Will Consumers Benefit?
Regardless of the end result, it is hard to see how consumers will benefit. Speaking about the investigation, Florida Attorney General Ashley Moody said, “When there is no longer a free market or competition, this increases prices, even when something is marketed as free, and harms consumers.” Google search users don’t experience prices, which means the antitrust analysis needs to be concerned with the quality of the search—what some have dubbed search bias.
A version of this argument was central to the European Commission’s suit against Google in the shopping case, as Commissioner Margrethe Vestager noted: “Google abused its market dominance as a search engine by promoting its own comparison shopping service in its search results, and demoting those of competitors.” Of course, consumers head to Google because it provides a one-stop shop for information, much as they are apt to use Amazon for product search. The state AGs face a herculean task in trying to describe this market accurately, given the interconnections and interdependencies within both consumer behaviors and company offerings.

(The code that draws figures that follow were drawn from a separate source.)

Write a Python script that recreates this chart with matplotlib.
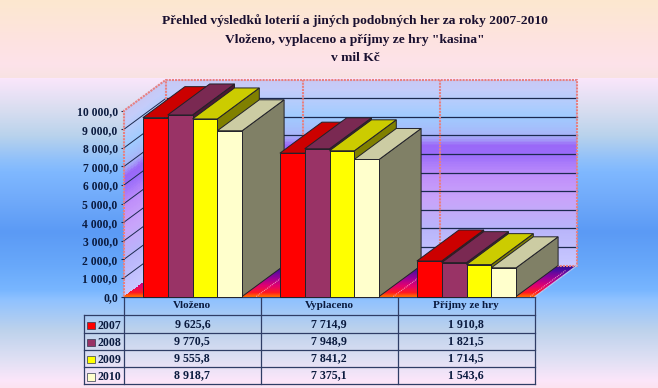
import numpy as np
import matplotlib
matplotlib.use("Agg")
import matplotlib.pyplot as plt
from matplotlib.colors import LinearSegmentedColormap, to_rgb
from matplotlib.patches import Polygon, Rectangle
from matplotlib.ticker import FuncFormatter

# ---- data ----
title_lines = ["Přehled výsledků loterií a jiných podobných her za roky 2007-2010",
               "Vloženo, vyplaceno a příjmy ze hry \"kasina\"",
               "v mil Kč"]
categories = ["Vloženo", "Vyplaceno", "Příjmy ze hry"]
years = ["2007", "2008", "2009", "2010"]
v2007 = [9625.6, 7714.9, 1910.8]
v2008 = [9770.5, 7948.9, 1821.5]
v2009 = [9555.8, 7841.2, 1714.5]
v2010 = [8918.7, 7375.1, 1543.6]
series = [v2007, v2008, v2009, v2010]
yticks = [0, 1000, 2000, 3000, 4000, 5000, 6000, 7000, 8000, 9000, 10000]
front_colors = ["#FF0000", "#993366", "#FFFF00", "#FFFFCC"]
top_colors = ["#CC0000", "#7A2952", "#CCCC00", "#CCCCA3"]
side_colors = ["#800000", "#4D1933", "#808000", "#808066"]

W, H = 658, 388
SERIF = "Liberation Serif"
INK = "#0B1B3F"
GRID = "#1C2A50"
TABLE = "#2F3D66"
PINK = "#E88080"


def fmt(v, dec=1):
    s = f"{v:,.{dec}f}"
    return s.replace(",", " ").replace(".", ",")


fig = plt.figure(figsize=(W / 100, H / 100), dpi=100)

# ---- page background and table layer, in pixel units ----
bg = fig.add_axes([0, 0, 1, 1], zorder=0)
bg.set_xlim(0, W)
bg.set_ylim(H, 0)
bg.axis("off")
stops = [(0, "#FCE8CF"), (40, "#FEE3E0"), (65, "#FDE2EA"), (78, "#F8E2E2"),
         (78.5, "#FAE6FB"), (110, "#D8DDF0"), (135, "#BAD3EC"), (160, "#8FC0FA"),
         (172, "#7FB8FF"), (200, "#70AAFA"), (232, "#5B9AF5"), (265, "#68A8FA"),
         (290, "#78B6FF"), (300, "#90C2FF"), (330, "#BDD2EC"), (360, "#E0E0F4"),
         (380, "#FBE6FA"), (388, "#FBE3F0")]
ys = np.arange(H) + 0.5
grad = np.stack([np.interp(ys, [s[0] for s in stops],
                           [to_rgb(s[1])[i] for s in stops]) for i in range(3)], axis=1)
bg.imshow(grad[:, None, :], extent=(0, W, H, 0), aspect="auto", interpolation="nearest")

for line, y in zip(title_lines, [20.5, 40, 58]):
    bg.text(355, y, line, ha="center", va="center", family=SERIF, weight="bold",
            fontsize=9.7, color="#1A1030")

# table
col_x = [124, 260.7, 397.7, 534.6]
row_y = [296.5, 315, 332.7, 350, 367, 384]
left_x = 83.5
for x in col_x:
    bg.plot([x, x], [row_y[0], row_y[-1]], color=TABLE, lw=0.9)
bg.plot([left_x, left_x], [row_y[1], row_y[-1]], color=TABLE, lw=0.9)
bg.plot([col_x[0], col_x[-1]], [row_y[0], row_y[0]], color=TABLE, lw=0.9)
for y in row_y[1:]:
    bg.plot([left_x, col_x[-1]], [y, y], color=TABLE, lw=0.9)
for c, name in enumerate(categories):
    xc = (col_x[c] + col_x[c + 1]) / 2
    bg.text(xc, 306, name, ha="center", va="center", family=SERIF, weight="bold",
            fontsize=8.0, color=INK)
    for r, vals in enumerate(series):
        bg.text(xc, 324 + 17 * r, fmt(vals[c]), ha="center", va="center", family=SERIF,
                weight="bold", fontsize=8.6, color=INK)
for r, yr in enumerate(years):
    yc = 325.7 + 17.1 * r
    bg.add_patch(Rectangle((87, yc - 4), 7.5, 7.5, facecolor=front_colors[r],
                           edgecolor="#303850", lw=0.5))
    bg.text(97, yc, yr, ha="left", va="center", family=SERIF, weight="bold",
            fontsize=8.6, color=INK)

# ---- chart axes: oblique 3D built in data units ----
ax = fig.add_axes([124 / W, (H - 296.5) / H, (535 - 124) / W, (296.5 - 110.7) / H], zorder=1)
ax.patch.set_alpha(0)
for s in ax.spines.values():
    s.set_visible(False)
n_cat = len(categories)
YMAX = yticks[-1]
DX = 42 / 137.0      # depth shift, in category units
DY = 31 / 18.58 * 1000  # depth shift, in value units

wall_cmap = LinearSegmentedColormap.from_list("wall", [
    (0.00, "#C8C8F4"), (0.05, "#C4CCFA"), (0.20, "#A0CCFF"), (0.30, "#A8B4F8"),
    (0.355, "#9A68F8"), (0.40, "#9A6CFA"), (0.52, "#C090FA"), (0.65, "#C8A4FA"),
    (0.80, "#B8B4FA"), (1.00, "#C8C8FF")])
floor_cmap = LinearSegmentedColormap.from_list("floor", [
    (0.00, "#FF6A00"), (0.12, "#FF1A20"), (0.35, "#E00070"), (0.60, "#9A0098"),
    (0.85, "#4A0CA0"), (1.00, "#300C90")])

# back wall
t = np.linspace(0, 1, 120)
Xb, Yb = np.meshgrid(np.array([0, n_cat]) + DX, DY + t * YMAX)
ax.pcolormesh(Xb, Yb, 1 - (0.5 * (t[1:] + t[:-1]))[:, None], cmap=wall_cmap, vmin=0, vmax=1,
              zorder=1, clip_on=False, shading="flat")
# side wall
Xs = np.tile(DX * np.linspace(0, 1, 30), (len(t), 1))
Ys = t[:, None] * YMAX + DY * np.linspace(0, 1, 30)[None, :]
ax.pcolormesh(Xs, Ys, np.tile(1 - (0.5 * (t[1:] + t[:-1]))[:, None], (1, 29)), cmap=wall_cmap,
              vmin=0, vmax=1, zorder=1, clip_on=False, shading="flat")
# floor
dd = np.linspace(0, 1, 60)
Xf = np.array([[k + DX * q for k in (0, n_cat)] for q in dd])
Yf = np.array([[DY * q for _ in (0, n_cat)] for q in dd])
ax.pcolormesh(Xf, Yf, (0.5 * (dd[1:] + dd[:-1]))[:, None], cmap=floor_cmap, vmin=0, vmax=1,
              zorder=1, clip_on=False, shading="flat")
for k in range(1, n_cat + 1):
    ax.plot([k - 0.035, k - 0.035 + DX * 0.85], [0, DY * 0.85], color="#F8A8C8", lw=0.7,
            ls=(0, (1, 1)), zorder=1.5, clip_on=False)

# gridlines on walls
for v in yticks[1:-1]:
    ax.plot([0, DX], [v, v + DY], color=GRID, lw=0.7, zorder=2, clip_on=False)
    ax.plot([DX, n_cat + DX], [v + DY, v + DY], color=GRID, lw=0.9, zorder=2, clip_on=False)

# dotted wall outlines and separators
dots = dict(color=PINK, lw=1.5, ls=(0, (1, 0.5)), zorder=2.5, clip_on=False)
ax.plot([DX, n_cat + DX, n_cat + DX, DX, DX], [DY, DY, DY + YMAX, DY + YMAX, DY], **dots)
ax.plot([0, 0, DX], [0, YMAX, DY + YMAX], **dots)
for k in range(1, n_cat):
    ax.plot([k + DX, k + DX], [DY, DY + YMAX], **dots)
ax.plot([n_cat, n_cat + DX], [0, DY], color="#B8C8F0", lw=0.8, zorder=2.5, clip_on=False)

# bars
bw = 24.8 / 137.0
edge = "#22222A"
z = 3.0
for c in range(n_cat):
    for j, vals in enumerate(series):
        x0 = c + 0.5 + (j - 2) * bw
        x1 = x0 + bw
        v = vals[c]
        ax.add_patch(Polygon([(x1, 0), (x1 + DX, DY), (x1 + DX, v + DY), (x1, v)],
                             facecolor=side_colors[j], edgecolor=edge, lw=0.7, zorder=z,
                             clip_on=False))
        ax.add_patch(Polygon([(x0, v), (x1, v), (x1 + DX, v + DY), (x0 + DX, v + DY)],
                             facecolor=top_colors[j], edgecolor=edge, lw=0.7, zorder=z,
                             clip_on=False))
        ax.bar([x0], [v], width=bw, align="edge", color=front_colors[j], edgecolor=edge,
               lw=0.7, zorder=z, clip_on=False)
        z += 0.01

ax.set_xlim(0, n_cat)
ax.set_ylim(0, YMAX)
ax.set_xticks([])
ax.set_yticks(yticks)
ax.yaxis.set_major_formatter(FuncFormatter(lambda v, _: fmt(v)))
ax.tick_params(axis="y", length=2.5, width=0.8, color=GRID, pad=2.0, labelcolor=INK)
for lab in ax.get_yticklabels():
    lab.set_family(SERIF)
    lab.set_weight("bold")
    lab.set_fontsize(8.4)

fig.savefig("out.png", dpi=100)
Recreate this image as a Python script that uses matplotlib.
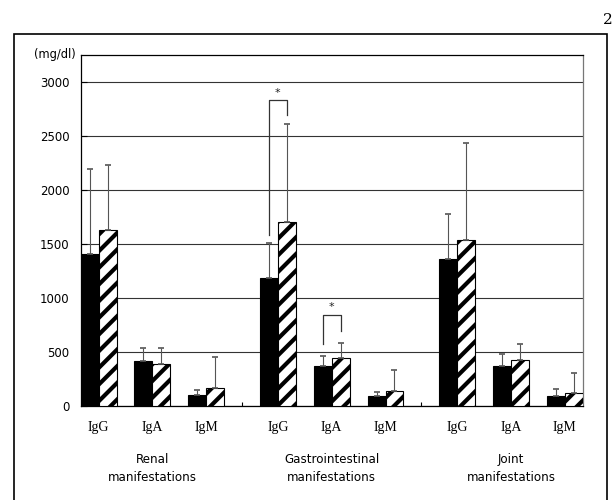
import numpy as np
import matplotlib
matplotlib.use("Agg")
import matplotlib.pyplot as plt
from matplotlib.patches import Rectangle
import matplotlib.transforms as mtransforms

plt.rcParams['hatch.linewidth'] = 3.0

isotypes = ['IgG', 'IgA', 'IgM']
groups = ['Renal\nmanifestations', 'Gastrointestinal\nmanifestations', 'Joint\nmanifestations']

# solid bars (mean) and upper SD
solid_mean = [1407, 417, 102, 1185, 370, 93, 1361, 373, 93]
solid_sd = [793, 117, 43, 321, 96, 40, 419, 105, 61]
# hatched bars (mean) and upper SD
hatch_mean = [1627, 386, 167, 1704, 441, 139, 1534, 429, 123]
hatch_sd = [604, 148, 290, 907, 145, 194, 907, 142, 185]

# significance brackets: bar index, left leg bottom, top, right leg bottom
sig = [(3, 1583, 2833, 2694), (4, 574, 843, 697)]

yticks = [0, 500, 1000, 1500, 2000, 2500, 3000]

fig = plt.figure(figsize=(6.16, 5.0), dpi=100)
ax = fig.add_axes([0.131, 0.188, 0.815, 0.7014])

x = np.array([g * 10 + c * 3 for g in range(3) for c in range(3)], dtype=float)

ax.bar(x, solid_mean, width=-1, align='edge', color='black', edgecolor='black',
       linewidth=0.8, zorder=3)
ax.bar(x, hatch_mean, width=1, align='edge', color='white', edgecolor='black',
       hatch='//', linewidth=0.8, zorder=3)

zeros = np.zeros(len(x))
ax.errorbar(x - 0.5, solid_mean, yerr=[zeros, solid_sd], fmt='none', ecolor='#555555',
            elinewidth=0.8, capsize=2, capthick=1.2, zorder=4)
ax.errorbar(x + 0.5, hatch_mean, yerr=[zeros, hatch_sd], fmt='none', ecolor='#555555',
            elinewidth=0.8, capsize=2, capthick=1.2, zorder=4)

for i, lb, top, rb in sig:
    xl, xr = x[i] - 0.5, x[i] + 0.5
    ax.plot([xl, xl, xr, xr], [lb, top, top, rb], color='#333333', lw=0.9, zorder=5)
    ax.text(x[i], top + 25, '*', ha='center', va='bottom', fontsize=8, color='#222222')

ax.set_xlim(-1, 27)
ax.set_ylim(0, 3250)
ax.set_yticks(yticks)
ax.set_yticklabels([str(v) for v in yticks], fontsize=8.5, family='DejaVu Sans')
ax.yaxis.grid(True, color='#333333', lw=0.8, zorder=0)
ax.set_axisbelow(True)
ax.tick_params(axis='y', direction='in', length=4, pad=8, width=0.8)

ax.set_xticks(x)
ax.set_xticklabels(isotypes * 3, fontsize=10, family='Liberation Serif')
ax.tick_params(axis='x', length=0, pad=10.5)
ax.set_xticks([8, 18], minor=True)
ax.tick_params(axis='x', which='minor', direction='in', length=3, width=0.8)

for s in ['left', 'bottom', 'top']:
    ax.spines[s].set_color('black')
    ax.spines[s].set_linewidth(0.9)
ax.spines['right'].set_color('#777777')
ax.spines['right'].set_linewidth(0.9)

trans = mtransforms.blended_transform_factory(ax.transData, ax.transAxes)
for g, name in enumerate(groups):
    ax.text(g * 10 + 3, -0.135, name, transform=trans, ha='center', va='top',
            fontsize=8.6, linespacing=1.5, family='DejaVu Sans')

fig.text(54.5 / 616, 1 - 54.5 / 500, '(mg/dl)', ha='center', va='center', fontsize=8.3,
         family='DejaVu Sans')
fig.text(608 / 616, 1 - 20.5 / 500, '2', ha='center', va='center', fontsize=11,
         family='DejaVu Serif')

# outer page frame, open below the picture edge
frame = Rectangle((14 / 616, -10 / 500), (607 - 14) / 616, (510 - 34.3) / 500,
                  transform=fig.transFigure, fill=False, edgecolor='black', lw=1.2)
fig.patches.append(frame)

fig.savefig('out.png', dpi=100)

The relationship between ad price and industry concentration is just as complicated. In the online ad market, for example, fewer platforms mean that purchasers can more efficiently target people through keywords. Because advertisers have access to superior information, research has found that more concentration leads to lower revenues for search engines.
Consumer welfare is at the core of antitrust analysis for platforms. But an early look at the state AGs’ investigation suggests that consumers won’t largely benefit.